You are known for developing your own narrative style, one which fuses the genre of horror with a feminist voice. Can you tell us about your aesthetic exploration? Why and how did you come up with this style?
I became interested in the potentials of horror when I wrote an undergraduate thesis on Mary Shelley’s Frankenstein and Percy Bysshe Shelley’s Prometheus Unbound. I viewed Frankenstein as a feminist novel that challenged the gender ideology of 18th century British Romanticism. I concluded that writing should be a feminist practice. And Frankenstein is a horror novel – in the popular gaze the genre seems harmless (many people are not aware that Frankenstein is the doctor, not the monster), but if you look at it more deeply you will know that it is subversive. I guess for me that was the initial attraction to the horror genre.
My second short story collection, Kumpulan Budak Setan (The Devil’s Slaves Club, 2010), which I co-wrote with Eka Kurniawan and Ugoran Prasad, is an exploration of horror in the local context. It is a rereading of works by the most prolific Indonesian horror writer Abdullah Harahap, whose name was quite forgotten when we began our project in 2008. Horror in his writings is a site to talk about the tension between the urban and the rural space, the disillusionment with developmentalism (in the 1970s-1980s), and the control and absence of the state. I expand these issues in my stories, framed with a feminist perspective.
Currently I am becoming more and more interested in the themes of travel, cosmopolitanism, and globalization. Sometimes horror works, but sometimes it doesn’t. In my last short story, “Klub Solidaritas Suami Hilang” (“The Solidarity Club of the Missing Husbands”), I move away from the elements of horror (though not completely). I think the most important thing is to serve the narrative. The aesthetic style comes later, as a strategy by which you choose to tell the story.
I often get questions like “Do you believe in ghosts?” or “Have you ever experienced an uncanny event?” and I make people disappointed by answering “No” (apparently my own personal experience is not that fun!). What intrigues me about ghost stories is the cultural meaning that they produce. When I was a child, I had a female Quran teacher who told me this legend in her hometown about a female ghost who licks menstrual blood in the bathroom. I never forgot how grisly the story was. When I grew older, I learned about the cultural anxieties about women’s bodies and sexuality in society, and I immediately thought of that story. The visual image and the way that it came to me via my Quran teacher disturbed me. I ended up incorporating the bathroom ghost and my teacher in one of my early short stories.
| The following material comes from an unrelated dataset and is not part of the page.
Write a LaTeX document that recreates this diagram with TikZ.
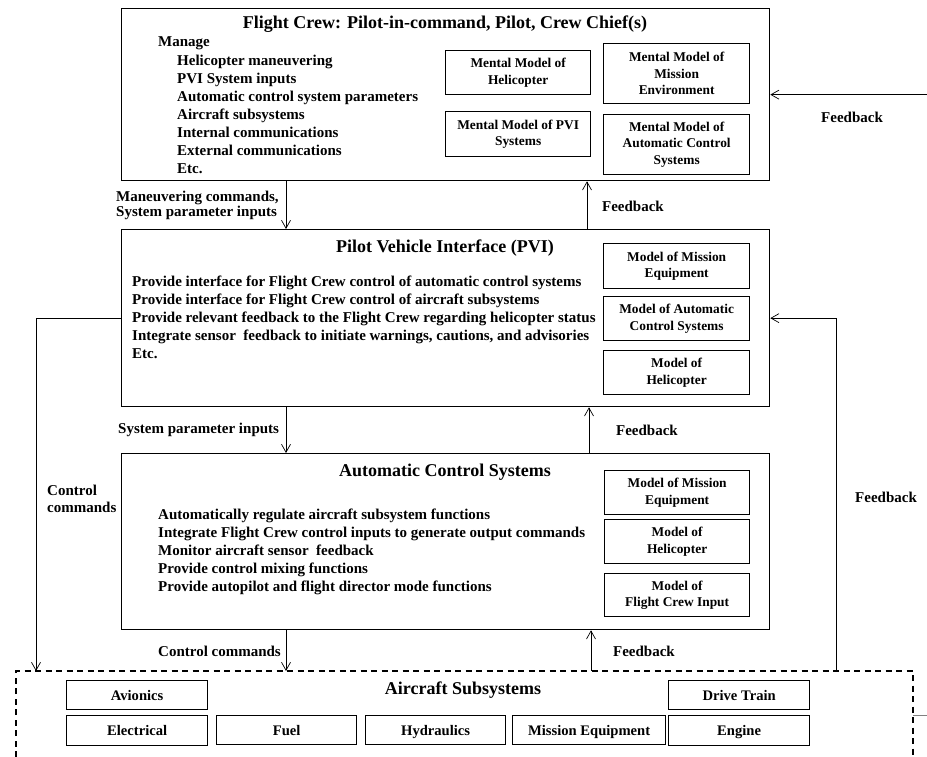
\documentclass[tikz,border=0pt]{standalone}
\usepackage{fontspec}
\setmainfont{Liberation Serif}
\usetikzlibrary{arrows.meta,positioning}

\begin{document}
\begin{tikzpicture}[x=1pt,y=-1pt,
  every node/.style={font=\bfseries},
  mainbox/.style={draw, line width=1.3pt, anchor=north west, inner sep=0pt},
  modelbox/.style={draw, line width=1.3pt, anchor=north west, inner sep=0pt,
    align=center, font=\bfseries\fontsize{13.4}{16.5}\selectfont},
  subbox/.style={draw, line width=1.3pt, anchor=north west, inner sep=0pt,
    text height=10pt, text depth=0pt, font=\bfseries\fontsize{14.6}{17}\selectfont},
  titletext/.style={anchor=base, inner sep=0pt, font=\bfseries\fontsize{18}{21}\selectfont},
  txt/.style={anchor=base west, inner sep=0pt, font=\bfseries\fontsize{15}{18}\selectfont},
  fb/.style={inner sep=0pt, font=\bfseries\fontsize{15}{18}\selectfont},
  conn/.style={line width=0.7pt, -{Straight Barb[length=8pt,width=9pt]}},
  dashbox/.style={line width=1.2pt, dash pattern=on 6pt off 4.5pt}
]
  \useasboundingbox (0,0) rectangle (927,757);

  % flight crew
  \node[mainbox, minimum width=648, minimum height=172] (crew) at (121,8) {};
  \node[titletext] (crewtitle) at (445,29) {Flight Crew: Pilot-in-command, Pilot, Crew Chief(s)};
  \node[txt] (manage) at (158,47) {Manage};
  \foreach \t [count=\i from 0] in {Helicopter maneuvering, PVI System inputs,
      Automatic control system parameters, Aircraft subsystems,
      Internal communications, External communications, Etc.}
    \node[txt] (crewitem\i) at (177,66+18*\i) {\t};
  \node[modelbox, minimum width=145, minimum height=44] (mmheli) at (445,50) {Mental Model of\\Helicopter};
  \node[modelbox, minimum width=145, minimum height=45] (mmpvi) at (445,111) {Mental Model of PVI\\Systems};
  \node[modelbox, minimum width=146, minimum height=60] (mmenv) at (603,43) {Mental Model of\\Mission\\Environment};
  \node[modelbox, minimum width=146, minimum height=60] (mmacs) at (603,114) {Mental Model of\\Automatic Control\\Systems};

  % pilot vehicle interface
  \node[mainbox, minimum width=648, minimum height=177] (pvi) at (121,229) {};
  \node[titletext] (pvititle) at (445,252) {Pilot Vehicle Interface (PVI)};
  \foreach \t [count=\i from 0] in {Provide interface for Flight Crew control of automatic control systems,
      Provide interface for Flight Crew control of aircraft subsystems,
      Provide relevant feedback to the Flight Crew regarding helicopter status,
      {Integrate sensor\ \ feedback to initiate warnings, cautions, and advisories}, Etc.}
    \node[txt] (pviitem\i) at (132,286+18*\i) {\t};
  \node[modelbox, minimum width=146, minimum height=45] (pvimission) at (603,243) {Model of Mission\\Equipment};
  \node[modelbox, minimum width=146, minimum height=44] (pviacs) at (603,296) {Model of Automatic\\Control Systems};
  \node[modelbox, minimum width=146, minimum height=44] (pviheli) at (603,350) {Model of\\Helicopter};

  % automatic control systems
  \node[mainbox, minimum width=648, minimum height=176] (acs) at (121,453) {};
  \node[titletext] (acstitle) at (445,476) {Automatic Control Systems};
  \foreach \t [count=\i from 0] in {Automatically regulate aircraft subsystem functions,
      Integrate Flight Crew control inputs to generate output commands,
      Monitor aircraft sensor\ \ feedback, Provide control mixing functions,
      Provide autopilot and flight director mode functions}
    \node[txt] (acsitem\i) at (158,519+18*\i) {\t};
  \node[modelbox, minimum width=145, minimum height=44] (acsmission) at (604,470) {Model of Mission\\Equipment};
  \node[modelbox, minimum width=145, minimum height=44] (acsheli) at (604,519) {Model of\\Helicopter};
  \node[modelbox, minimum width=145, minimum height=43] (acscrew) at (604,573) {Model of\\Flight Crew Input};

  % aircraft subsystems
  \coordinate (subnw) at (16,671);
  \coordinate (subne) at (913,671);
  \draw[dashbox] (subnw |- 0,757) -- (subnw) -- (subne) -- (subne |- 0,757);
  \node[titletext] (substitle) at (463,694) {Aircraft Subsystems};
  \node[subbox, minimum width=141, minimum height=29] (avionics) at (66,680) {Avionics};
  \node[subbox, minimum width=141, minimum height=29] (drivetrain) at (668,680) {Drive Train};
  \node[subbox, minimum width=141, minimum height=30] (electrical) at (66,715) {Electrical};
  \node[subbox, minimum width=140, minimum height=29] (fuel) at (216,715) {Fuel};
  \node[subbox, minimum width=140, minimum height=29] (hydraulics) at (365,715) {Hydraulics};
  \node[subbox, minimum width=153, minimum height=29] (missioneq) at (512,715) {Mission Equipment};
  \node[subbox, minimum width=141, minimum height=30] (engine) at (668,715) {Engine};

  % connector columns
  \coordinate (down) at (286,0);
  \coordinate (upa) at (587,0);
  \coordinate (upb) at (589,0);
  \coordinate (upc) at (591,0);
  \coordinate (left) at (36,0);
  \coordinate (right) at (836,0);
  \coordinate (edge) at (927,0);
  \coordinate (outline) at (913,715);

  % downward commands
  \draw[conn] (down |- crew.south) -- (down |- pvi.north);
  \draw[conn] (down |- pvi.south) -- (down |- acs.north);
  \draw[conn] (down |- acs.south) -- (down |- subnw);
  \draw[conn] (pvi.west) -| (left |- subnw);
  % feedback
  \draw[conn] (upa |- pvi.north) -- (upa |- crew.south);
  \draw[conn] (upb |- acs.north) -- (upb |- pvi.south);
  \draw[conn] (upc |- subnw) -- (upc |- acs.south);
  \draw[conn] (right |- subnw) |- (pvi.east);
  \draw[conn] (edge |- crew.east) -- (crew.east);
  \draw[line width=0.7pt, gray] (outline) -- (outline -| edge);

  % labels
  \node[txt] (lblman) at (116,201) {Maneuvering commands,};
  \node[txt] (lblsys) at (116,217) {System parameter inputs};
  \node[txt] (lblsysb) at (118,433) {System parameter inputs};
  \node[txt] (lblctla) at (47,495) {Control};
  \node[txt] (lblctlb) at (47,512) {commands};
  \node[txt] (lblctlc) at (158,656) {Control commands};
  \node[fb] (fbtop) at (852,117) {Feedback};
  \node[fb] (fbcrew) at (633,206) {Feedback};
  \node[fb] (fbpvi) at (647,430) {Feedback};
  \node[fb] (fbright) at (886,497) {Feedback};
  \node[fb] (fbacs) at (644,651) {Feedback};
\end{tikzpicture}
\end{document}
Collaborating with a female director, Naomi Srikandi, you have adapted one of your short stories, “Goyang Penasaran “ (“The Obsessive Twist”) into a play in which a transgender character replaces the female protagonist in the story. Tell us the reason for your experiments and what you want to achieve through your adaptation. Who was your target audience? Do you think you succeeded in achieving your goal?
“Goyang Penasaran” (“The Obsessive Twist”) reworks the story of Salome in the context of the rise of religious conservatism in post-Suharto Indonesia. It is about a beautiful dangdut singer/ performer, Salimah, who is banned from performing in her village after a religious leader announces that her dance movement provokes zina of the eyes (zina in Islam is fornication or adultery). Two years later, Salimah returns as a strange woman, wearing a veil and looking deadly, and takes revenge. In the theatre version, a male actor cross- dresses as Salimah. So she is not a transgendered character. Rather, the audiences are expected to accept – within the conventions of the play – that the male body on stage is a sexy dangdut performer. We decided to do this as an experiment with the ways of looking. What is the relationship between the audience and Salimah as they see her on stage? Would they challenge or reproduce the ways in which male characters objectify her body?
The play was performed at the Teater Garasi studio in Yogyakarta and Salihara Theatre in Jakarta. With regards to the medium and the space, Goyang Penasaran had a very limited audience: the urban middle-class. Our goal was to provoke questions around the gaze and the eroticized body of a dangdut performer, how we look, and the relations between religion and the performance of piety. The performances were successful in expanding the theatre-going public (many of the audiences at the Salihara were not regular theatre- goers). However, there was a real challenge in how to expand the public beyond the confines of the urban middle-class.
Besides being a fiction writer, you are also a lecturer, researcher, scholar, and a cultural activist. How are your other activities related to your career as a fiction writer?
The themes in my stories are very much informed by my scholarly readings. The short story-turned-play Goyang Penasaran, for instance, was influenced by my own academic interests in the relationship between sexuality, politics, and religion in Indonesia today. On the other hand, my fiction writing style has enriched my academic writing, so I thought a lot about narrative, tone, and rhythm when I wrote my dissertation.
About the activism – it’s mostly related to my interests in gender and sexuality as well as my scholarly research on film and media. I was, for instance, involved in the advocacy against the 2009 Film Law. I think I am just like everyone else of the 1998 generation, who witnessed the student movement and the fall of Suharto. We are all culturally constructed to contribute something, however small, towards activism.